Performance Evaluation of Parallel Wi-Fi Redundancy with Deferral Techniques
Gianluca Cena, Pietro Chiavassa, Stefano Scanzio
TL;DR
This work quantitatively evaluates deferred parallel redundancy for Wi-Fi in industrial real-time contexts, showing that deferring the secondary channel can dramatically reduce high-latency occurrences with modest spectral costs. By analyzing a large real-world dataset, the authors demonstrate that parallel redundancy (A+B) delivers substantial latency improvements, while deferral provides a tunable trade-off between timeliness and spectrum use. They further explore per-packet channel selection strategies, including Alternating and heuristic approaches, highlighting the potential of learning-based methods to optimize performance. Overall, deferred redundancy emerges as a practical technique to enhance reliability and timing in industrial Wi-Fi for soft real-time control loops.
Abstract
Wireless communication is increasingly used in industrial environments, since it supports mobility of interconnected devices.
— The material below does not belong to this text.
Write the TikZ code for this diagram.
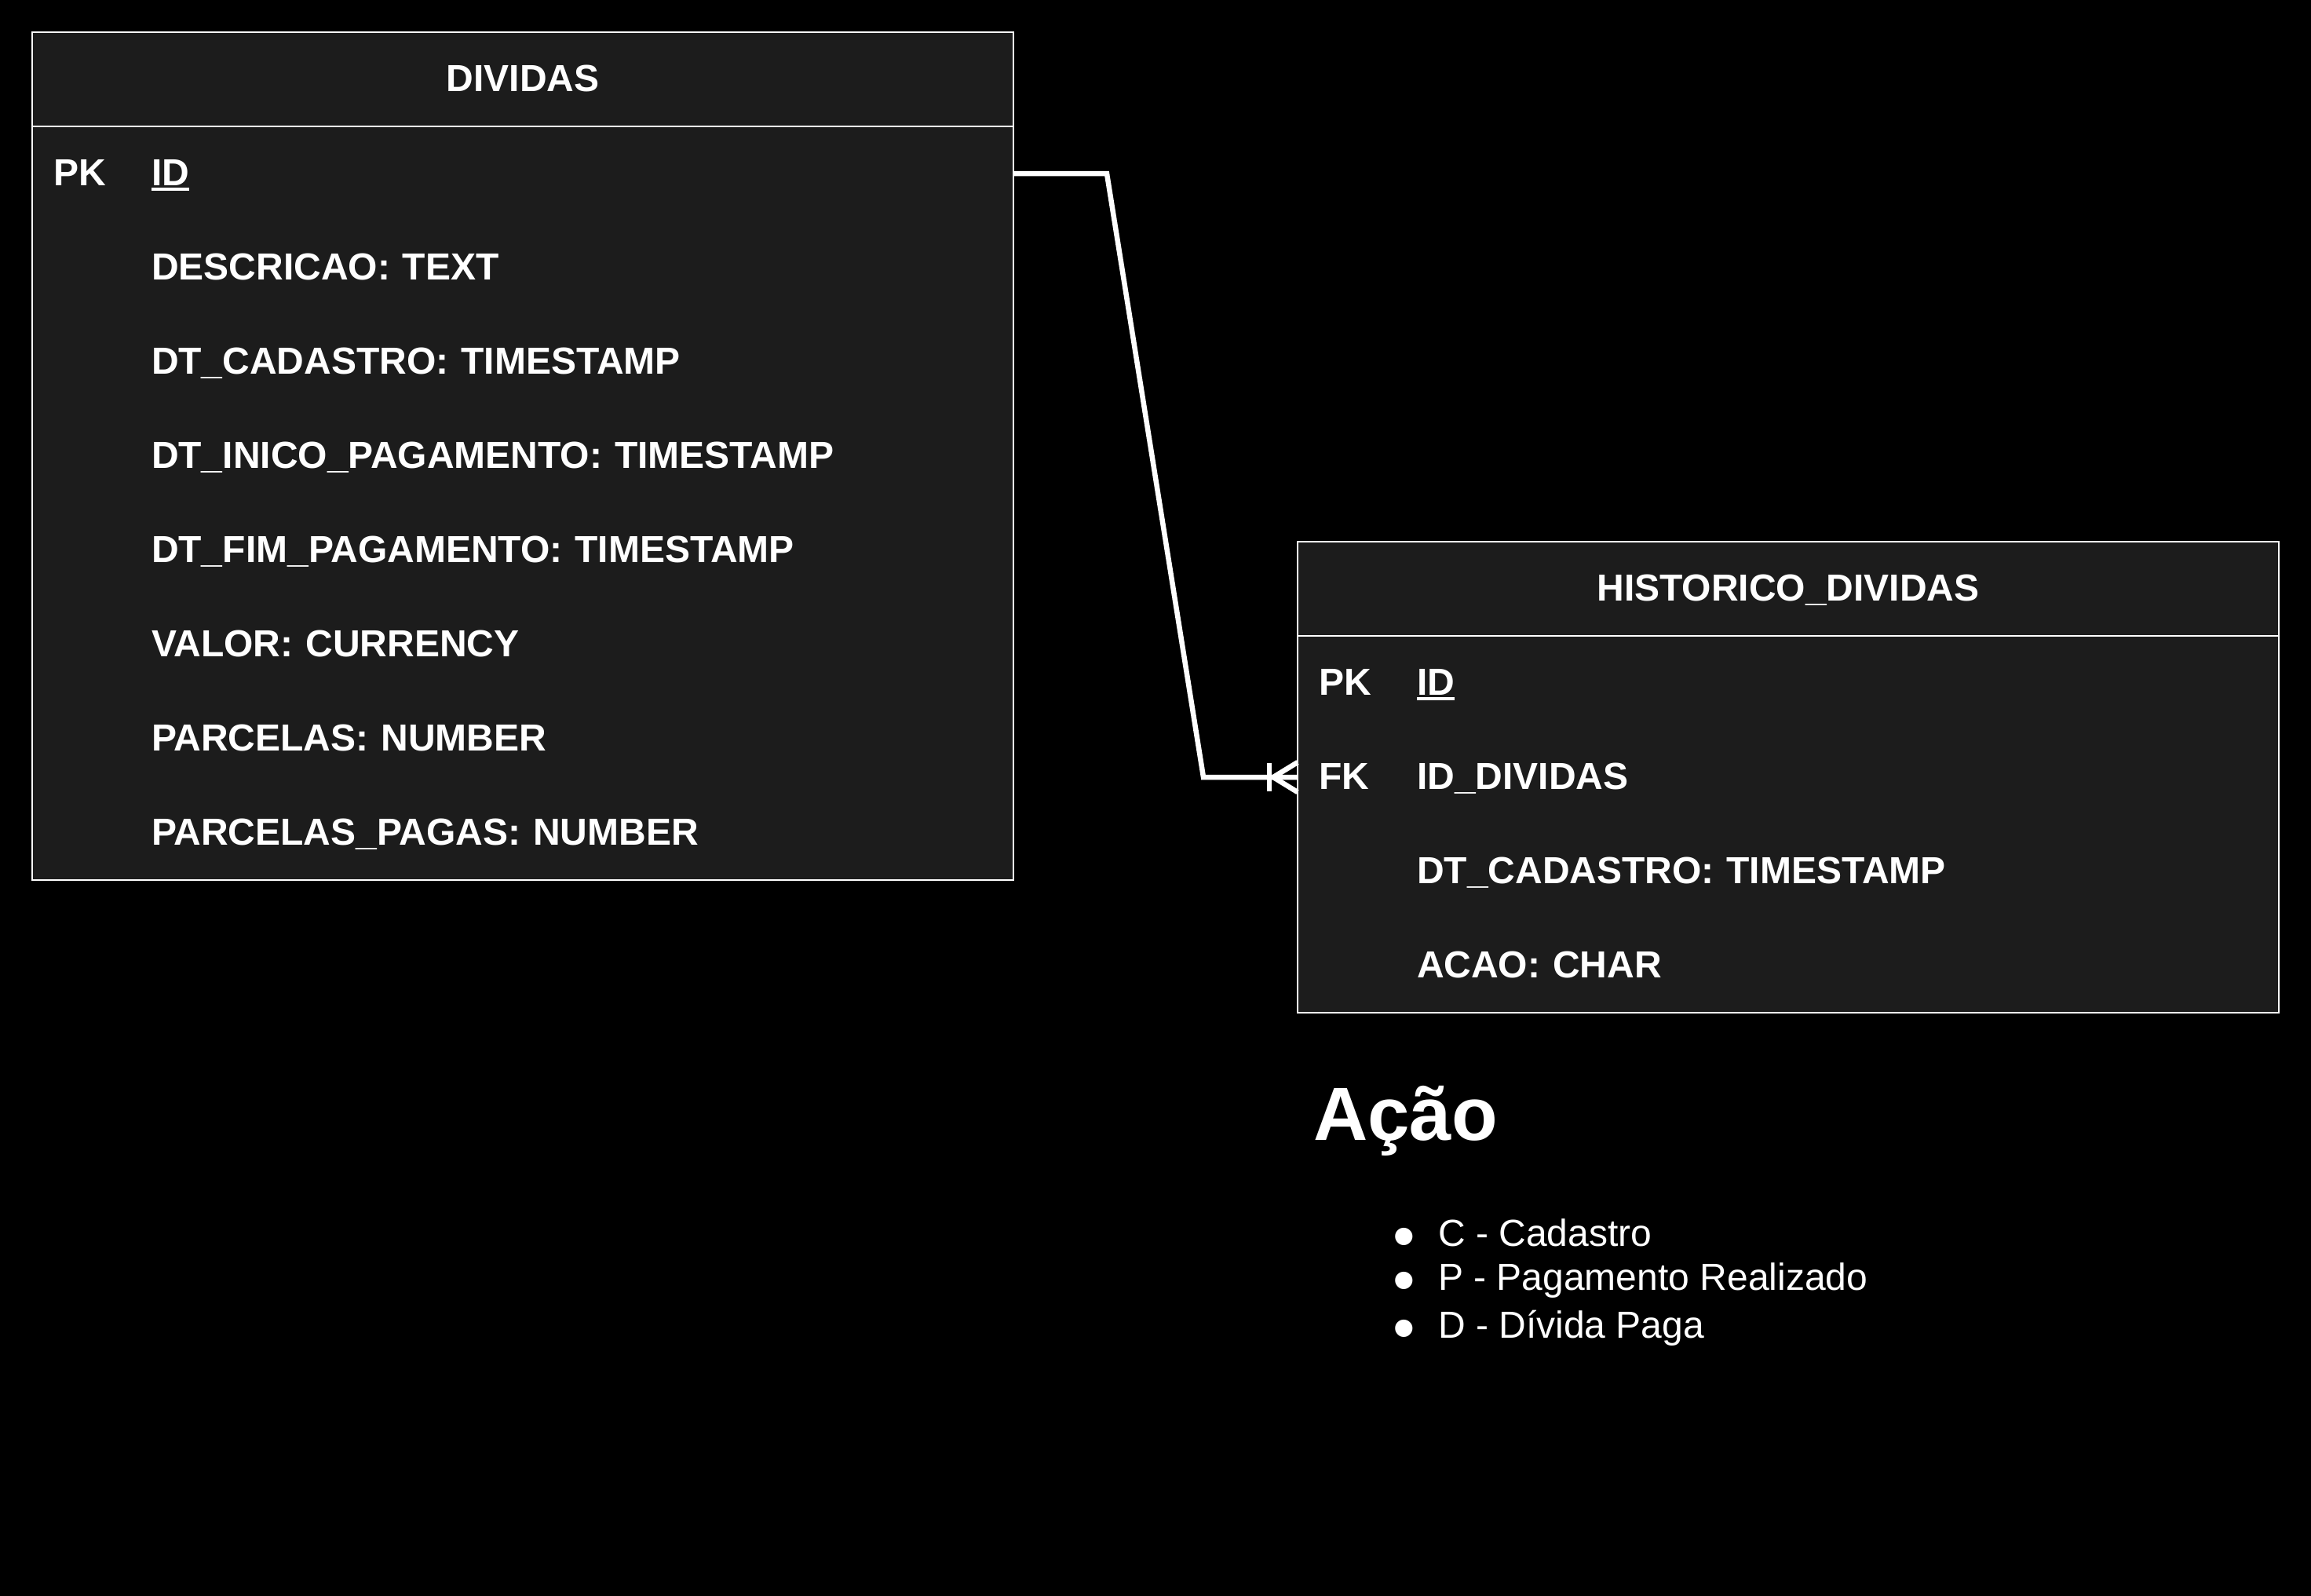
\documentclass[tikz,border=0pt]{standalone}
\usepackage{fontspec}
\setmainfont{Liberation Sans}
\usetikzlibrary{positioning}

\definecolor{tablefill}{RGB}{28,28,28}

\newcommand{\keycol}[1]{\makebox[125pt][l]{#1}}
\newcommand{\keyname}[1]{\setbox0\hbox{#1}\rlap{\rule[-7pt]{\wd0}{4pt}}\box0}
\newcommand{\dotbox}{\makebox[58pt][l]{\raisebox{-15pt}[0pt][0pt]{\scalebox{1.7}{\textbullet}}}}

\tikzset{
  basic/.style    = {rectangle, minimum width=1250pt, minimum height=120pt, inner sep=0pt,
                     outer sep=0pt, text=white, fill=tablefill, font=\fontsize{48}{58}\selectfont\bfseries},
  title/.style    = {basic, align=center, text height=30pt, text depth=0pt},
  field/.style    = {basic, inner xsep=27pt, text width=1196pt, align=left, text height=30pt, text depth=0pt},
  frame/.style    = {draw=white, line width=2pt},
  relation/.style = {draw=white, line width=6.5pt},
  entry/.style    = {anchor=base west, inner sep=0pt, text=white, font=\fontsize{48}{58}\selectfont}
}

\begin{document}
\begin{tikzpicture}[x=1pt, y=-1pt]

\useasboundingbox (0,0) rectangle (2944,2032);
\fill[black] (-5,-5) rectangle (2949,2037);

% first table
\node[title, anchor=north west] (dv) at (41,41) {DIVIDAS};

\begin{scope}[every node/.style={field}]
\node [below=0pt of dv] (dv1) {\keycol{PK}\keyname{ID}};
\node [below=0pt of dv1] (dv2) {\keycol{}DESCRICAO: TEXT};
\node [below=0pt of dv2] (dv3) {\keycol{}DT\_CADASTRO: TIMESTAMP};
\node [below=0pt of dv3] (dv4) {\keycol{}DT\_INICO\_PAGAMENTO: TIMESTAMP};
\node [below=0pt of dv4] (dv5) {\keycol{}DT\_FIM\_PAGAMENTO: TIMESTAMP};
\node [below=0pt of dv5] (dv6) {\keycol{}VALOR: CURRENCY};
\node [below=0pt of dv6] (dv7) {\keycol{}PARCELAS: NUMBER};
\node [below=0pt of dv7] (dv8) {\keycol{}PARCELAS\_PAGAS: NUMBER};
\end{scope}

% second table
\node[title, anchor=north west] (hd) at (1653,690) {HISTORICO\_DIVIDAS};

\begin{scope}[every node/.style={field}]
\node [below=0pt of hd] (hd1) {\keycol{PK}\keyname{ID}};
\node [below=0pt of hd1] (hd2) {\keycol{FK}ID\_DIVIDAS};
\node [below=0pt of hd2] (hd3) {\keycol{}DT\_CADASTRO: TIMESTAMP};
\node [below=0pt of hd3] (hd4) {\keycol{}ACAO: CHAR};
\end{scope}

\draw[frame] (dv.north west) rectangle (dv8.south east);
\draw[frame] (dv.south west) -- (dv.south east);
\draw[frame] (hd.north west) rectangle (hd4.south east);
\draw[frame] (hd.south west) -- (hd.south east);

% one to many
\draw[relation] (dv1.east) -- ++(119,0) -- ([xshift=-120pt]hd2.west) -- (hd2.west);
\draw[relation] ([xshift=-36pt,yshift=18pt]hd2.west) -- ([xshift=-36pt,yshift=-18pt]hd2.west);
\foreach \s in {-19,19}
  \draw[relation] ([xshift=-31pt]hd2.west) -- ([yshift=\s pt]hd2.west);

% legend
\node[entry, font=\fontsize{96}{115}\selectfont\bfseries] (acao) at (1673,1452) {Ação};

\begin{scope}[every node/.style={entry}]
\node (acao1) at (1774,1587) {\dotbox C - Cadastro};
\node (acao2) at ([yshift=-56pt]acao1.base west) {\dotbox P - Pagamento Realizado};
\node (acao3) at ([yshift=-61pt]acao2.base west) {\dotbox D - Dívida Paga};
\end{scope}

\end{tikzpicture}
\end{document}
Among the transmission technologies operating in unlicensed bands available to this purpose, Wi-Fi is certainly one of the most interesting, because of its high performance and the relatively low deployment costs. Unfortunately, its dependability is often deemed unsuitable for real-time control systems. In this paper, the use of parallel redundancy is evaluated from a quantitative viewpoint, by considering a number of performance indices that are relevant for soft real-time applications. Analysis is carried out on a large dataset acquired from a real setup, to provide realistic insights on the advantages this kind of approaches can provide. As will be seen, deferred parallel redundancy provides clear advantages in terms of the worst-case transmission latency, at limited costs concerning the amount of consumed spectrum. Hence, it can be practically exploited every time a wireless connection is included in a control loop.